Filter 1: traceroute CTE skips peer-link adjacencies

db/queries.py::_TRACEROUTE_SQL adds an adj CTE clause:

WHERE ...
  AND (
    d_local.mlag_group_id IS NULL
    OR d_remote.mlag_group_id IS NULL
    OR d_local.mlag_group_id <> d_remote.mlag_group_id
  )

This excludes adjacencies where both ends share an mlag_group_id. The recursive walk can no longer step from sw-core-1 to sw-core-2 mid-trace; it follows only “real” hops (uplinks to other devices).

The NULL-on-either-side branch is important: an adjacency from an MLAG peer to a NON-MLAG access switch is a real hop, not a peer-link. The filter only fires when both ends are in the same group.

Filter 2: audit excludes peer-links by default

db/queries.py::audit_adjacencies adds the same predicate, gated by the include_peer_links kwarg (default False). Peer-link rows stay in the database — they’re real LLDP observations — but the operator’s “what’s broken?” view doesn’t show them unless explicitly asked:

l2trace audit-adjacencies --include-peer-links  # show all

Why “filter” instead of “auto-detect MLAG”?

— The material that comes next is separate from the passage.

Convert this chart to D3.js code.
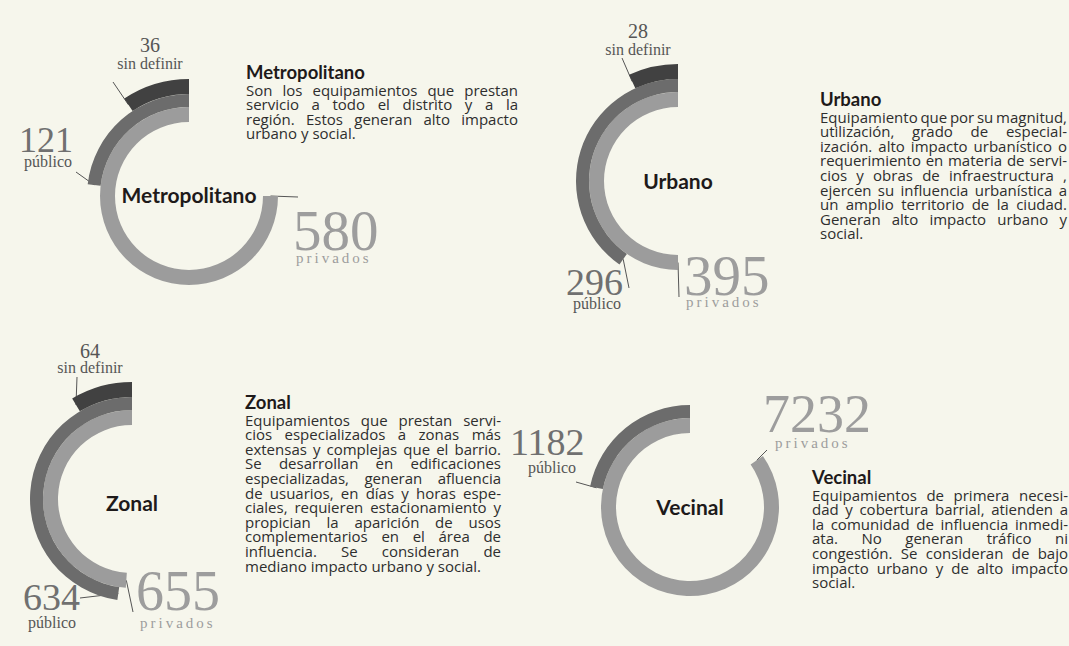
<!DOCTYPE html>
<html><head><meta charset="utf-8">
<script src="https://cdn.jsdelivr.net/npm/d3@7"></script>
<style>
html,body{margin:0;padding:0;background:#f6f6ec;}
svg{display:block;}
</style></head>
<body>
<svg id="chart" width="1069" height="646"></svg>
<script>
// ---------- DATA ----------
const categories = ["Metropolitano", "Urbano", "Zonal", "Vecinal"];
const privados   = [580, 395, 655, 7232];
const publico    = [121, 296, 634, 1182];
const sinDefinir = [36, 28, 64, null];
const seriesLabels = { privados: "privados", publico: "público", sinDefinir: "sin definir" };

const descMetropolitano = [
  "Son los equipamientos que prestan",
  "servicio a todo el distrito y a la",
  "región. Estos generan alto impacto",
  "urbano y social."
];
const descUrbano = [
  "Equipamiento que por su magnitud,",
  "utilización, grado de especial-",
  "ización. alto impacto urbanístico o",
  "requerimiento en materia de servi-",
  "cios y obras de infraestructura ,",
  "ejercen su influencia urbanística a",
  "un amplio territorio de la ciudad.",
  "Generan alto impacto urbano y",
  "social."
];
const descZonal = [
  "Equipamientos que prestan servi-",
  "cios especializados a zonas más",
  "extensas y complejas que el barrio.",
  "Se desarrollan en edificaciones",
  "especializadas, generan afluencia",
  "de usuarios, en días y horas espe-",
  "ciales, requieren estacionamiento y",
  "propician la aparición de usos",
  "complementarios en el área de",
  "influencia. Se consideran de",
  "mediano impacto urbano y social."
];
const descVecinal = [
  "Equipamientos de primera necesi-",
  "dad y cobertura barrial, atienden a",
  "la comunidad de influencia inmedi-",
  "ata. No generan tráfico ni",
  "congestión. Se consideran de bajo",
  "impacto urbano y de alto impacto",
  "social."
];
const descriptions = [descMetropolitano, descUrbano, descZonal, descVecinal];

// ---------- LAYOUT / STYLE ----------
const BG = "#f6f6ec";
const colors = { privados: "#9c9c9c", publico: "#6c6c6c", sinDefinir: "#414141" };
const rings = {
  privados:   [74, 89],
  publico:    [89, 102],
  sinDefinir: [102, 117]
};
const serifF = "'Liberation Serif', 'DejaVu Serif', serif";
const headF = "Lato, 'Open Sans', sans-serif";
const bodyF = "'Open Sans', 'Noto Sans', sans-serif";
const BODY_FS = 15;

const layout = [
  { cx: 189, cy: 196, sweep: 270,
    title: { y: 203 },
    sinDefinir: { num: [150, 52, "middle", 20], lab: [150, 69, "middle"], lead: [113, 82] },
    publico:    { num: [19, 152, "start", 36], lab: [48, 167, "middle"], lead: [76, 172] },
    privados:   { num: [293, 250, "start", 57], lab: [296, 263, "start"], lead: [298, 197] },
    desc: { x: 246, y: 79, w: 272 } },
  { cx: 678, cy: 181, sweep: 180,
    title: { y: 189 },
    sinDefinir: { num: [638, 38, "middle", 20], lab: [638, 55, "middle"], lead: [622, 58] },
    publico:    { num: [566, 295, "start", 38], lab: [597, 309, "middle"], lead: [629, 288] },
    privados:   { num: [684, 295, "start", 57], lab: [686, 307, "start"], lead: [679, 297] },
    desc: { x: 820, y: 106, w: 247 } },
  { cx: 132, cy: 499, sweep: 176,
    title: { y: 511 },
    sinDefinir: { num: [90, 358, "middle", 20], lab: [90, 373, "middle"], lead: [77, 377] },
    publico:    { num: [23, 610, "start", 38], lab: [52, 628, "middle"], lead: [80, 598] },
    privados:   { num: [136, 610, "start", 56], lab: [140, 628, "start"], lead: [133, 612] },
    desc: { x: 245, y: 409, w: 256 } },
  { cx: 690, cy: 507, sweep: 305,
    title: { y: 515 },
    sinDefinir: null,
    publico:    { num: [510, 455, "start", 38], lab: [552, 473, "middle"], lead: [576, 482] },
    privados:   { num: [763, 432, "start", 54], lab: [775, 448, "start"], lead: [767, 450] },
    desc: { x: 812, y: 484, w: 256 } }
];

const svg = d3.select("#chart");
svg.append("rect").attr("width", 1069).attr("height", 646).attr("fill", BG);

const arc = d3.arc();
const deg = Math.PI / 180;

// measuring helper
const meas = svg.append("text").attr("visibility", "hidden");
function measure(str, fs, weight, family) {
  meas.attr("font-size", fs).attr("font-weight", weight || "normal").attr("font-family", family).text(str);
  return meas.node().getComputedTextLength();
}

// justified paragraph, one text per word
function paragraph(g, lines, x, y0, W, lh, f) {
  const space = measure("a a", f, "normal", bodyF) - measure("aa", f, "normal", bodyF);
  const MINGAP = 2.6;
  lines.forEach((line, i) => {
    const y = y0 + i * lh;
    const words = line.split(/\s+/).filter(Boolean);
    const ws = words.map(w => measure(w, f, "normal", bodyF));
    const last = i === lines.length - 1 || words.length < 2;
    let gap = last ? space : (W - d3.sum(ws)) / (words.length - 1);
    let scale = 1;
    if (!last && gap < MINGAP) {
      gap = MINGAP;
      scale = (W - MINGAP * (words.length - 1)) / d3.sum(ws);
    }
    let cx = x;
    words.forEach((w, j) => {
      const t = g.append("text").attr("x", cx).attr("y", y)
        .attr("font-family", bodyF).attr("font-size", f).attr("fill", "#2e2e2e").text(w);
      if (scale < 1) t.attr("textLength", (ws[j] * scale).toFixed(2)).attr("lengthAdjust", "spacingAndGlyphs");
      cx += ws[j] * scale + gap;
    });
  });
}

categories.forEach((cat, i) => {
  const L = layout[i];
  const g = svg.append("g").attr("transform", `translate(${L.cx},${L.cy})`);
  const vals = { privados: privados[i], publico: publico[i], sinDefinir: sinDefinir[i] };
  const maxV = d3.max([privados[i], publico[i], sinDefinir[i] || 0]);
  const angle = d3.scalePow().exponent(0.75).domain([0, maxV]).range([0, L.sweep * deg]);

  const keys = ["privados", "publico", "sinDefinir"].filter(k => vals[k] != null && L[k]);

  // leader lines (under arcs)
  keys.forEach(k => {
    const a = -angle(vals[k]);
    const rm = (rings[k][0] + rings[k][1]) / 2;
    const px = rm * Math.sin(a), py = -rm * Math.cos(a);
    g.append("line")
      .attr("x1", px).attr("y1", py)
      .attr("x2", L[k].lead[0] - L.cx).attr("y2", L[k].lead[1] - L.cy)
      .attr("stroke", "#555").attr("stroke-width", 1);
  });

  // arcs
  keys.forEach(k => {
    g.append("path")
      .attr("d", arc({ innerRadius: rings[k][0], outerRadius: rings[k][1], startAngle: 0, endAngle: -angle(vals[k]) }))
      .attr("fill", colors[k]);
  });

  // center title
  svg.append("text").attr("x", L.cx).attr("y", L.title.y)
    .attr("text-anchor", "middle").attr("font-family", headF).attr("font-weight", "bold")
    .attr("font-size", 21).attr("fill", "#1e1a1a").text(cat);

  // value labels
  keys.forEach(k => {
    const s = L[k];
    const isPriv = k === "privados";
    svg.append("text").attr("x", s.num[0]).attr("y", s.num[1]).attr("text-anchor", s.num[2])
      .attr("font-family", serifF).attr("font-size", s.num[3])
      .attr("fill", isPriv ? "#9d9d9d" : (k === "publico" ? "#707070" : "#555"))
      .text(d3.format("d")(vals[k]));
    svg.append("text").attr("x", s.lab[0]).attr("y", s.lab[1]).attr("text-anchor", s.lab[2])
      .attr("font-family", serifF).attr("font-size", isPriv ? 15 : 16)
      .attr("letter-spacing", isPriv ? 3 : 0)
      .attr("fill", isPriv ? "#9d9d9d" : "#555")
      .text(seriesLabels[k]);
  });

  // description
  const D = L.desc;
  const dg = svg.append("g");
  dg.append("text").attr("x", D.x).attr("y", D.y).attr("font-family", headF).attr("font-size", 18.5)
    .attr("font-weight", "bold").attr("fill", "#1e1a1a").text(cat);
  paragraph(dg, descriptions[i], D.x, D.y + 16.5, D.w, 14.6, BODY_FS);
});
meas.remove();
</script>
</body></html>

In principle, l2trace could try to detect MLAG pairs from telemetry signals — bidirectional LLDP between two switches across multiple ports, matching chassis_id advertised on both sides, etc. We deliberately don’t:

No signal is reliable enough to act on automatically. Two switches with a half-dozen cross-links could be MLAG peers, or they could be a deliberately-redundant lossy-protocol-aware design that is NOT MLAG.
Operator intent matters. “Are these MLAG peers?” is a deployment decision; mislabeling it could mask real one-way cable problems by hiding the very adjacencies the operator needs to audit.

So MLAG grouping is an operator declaration, not telemetry. See How to configure MLAG for the workflow.

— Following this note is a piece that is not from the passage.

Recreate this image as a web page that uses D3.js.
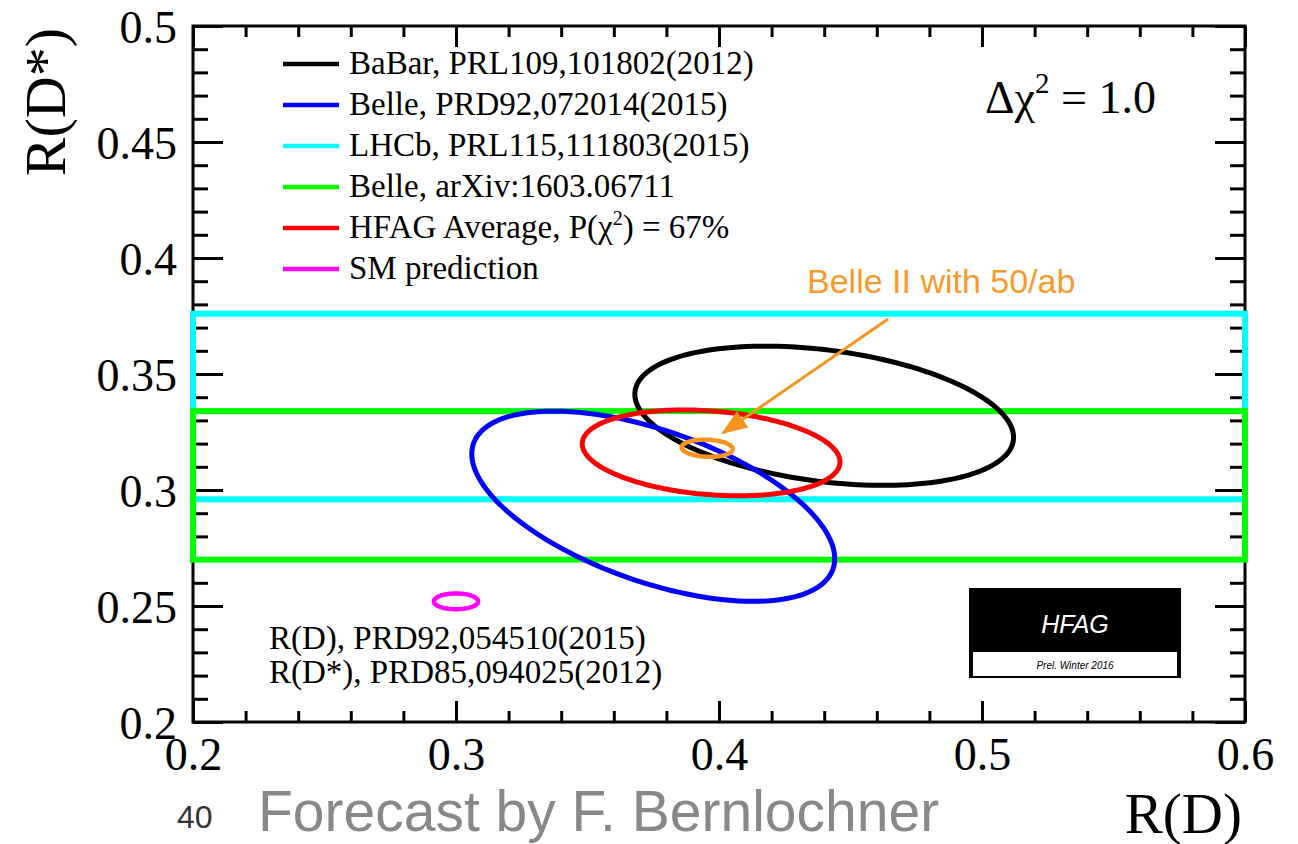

Why “filter peer-links” instead of “merge the two peers”?

We considered fully merging the two peer devices into one logical node — same device_id from the traceroute walker’s perspective, combined CAM tables, etc. We didn’t, because:

The audit needs to see both peers individually. “sw-core-1 has 500 MACs but sw-core-2 has 502” is a real operational signal — one of them lost an LLDP relationship or a CAM sync. Merging would hide this.
Cross-source disagreement detection works per-device. gNMI on sw-core-1 saying MAC X is on Eth5 while SNMP on sw-core-2 says Eth7 is a real disagreement worth flagging. Merging would lose the per-device source attribution.
The trace renderer can still collapse. TraceHop.mlag_group_id is exposed in query output; the TUI’s TRACE screen annotates the hostname with (mlag-N) so the operator visually knows it’s a paired hop without the data layer needing to lie about per-device identity.

The principle: the bitemporal store stays honest about per-device identity; the renderer collapses for the operator-facing view.

What this doesn’t handle yet

Per-flow LACP hash prediction. When sw-edge-a sends a frame destined for the MLAG pair, the LACP hash picks one peer deterministically based on the frame’s headers. We don’t model that hash — the traceroute shows “the peer that has the CAM entry for the dst MAC” which is correct in the common case (it’s the same peer that handled the source flow).
MLAG failover paths. Under normal operation, frames don’t cross the peer-link. When one peer fails, frames briefly transit the peer-link until LACP reconverges. The traceroute walker would see this as a topology change and adapt, but doesn’t model the failover transition itself.
Triple-peer / MLAG-quad configurations. create_mlag_group accepts N≥2 hostnames so triple/quad groups technically work, but they’re not exercised by the test suite.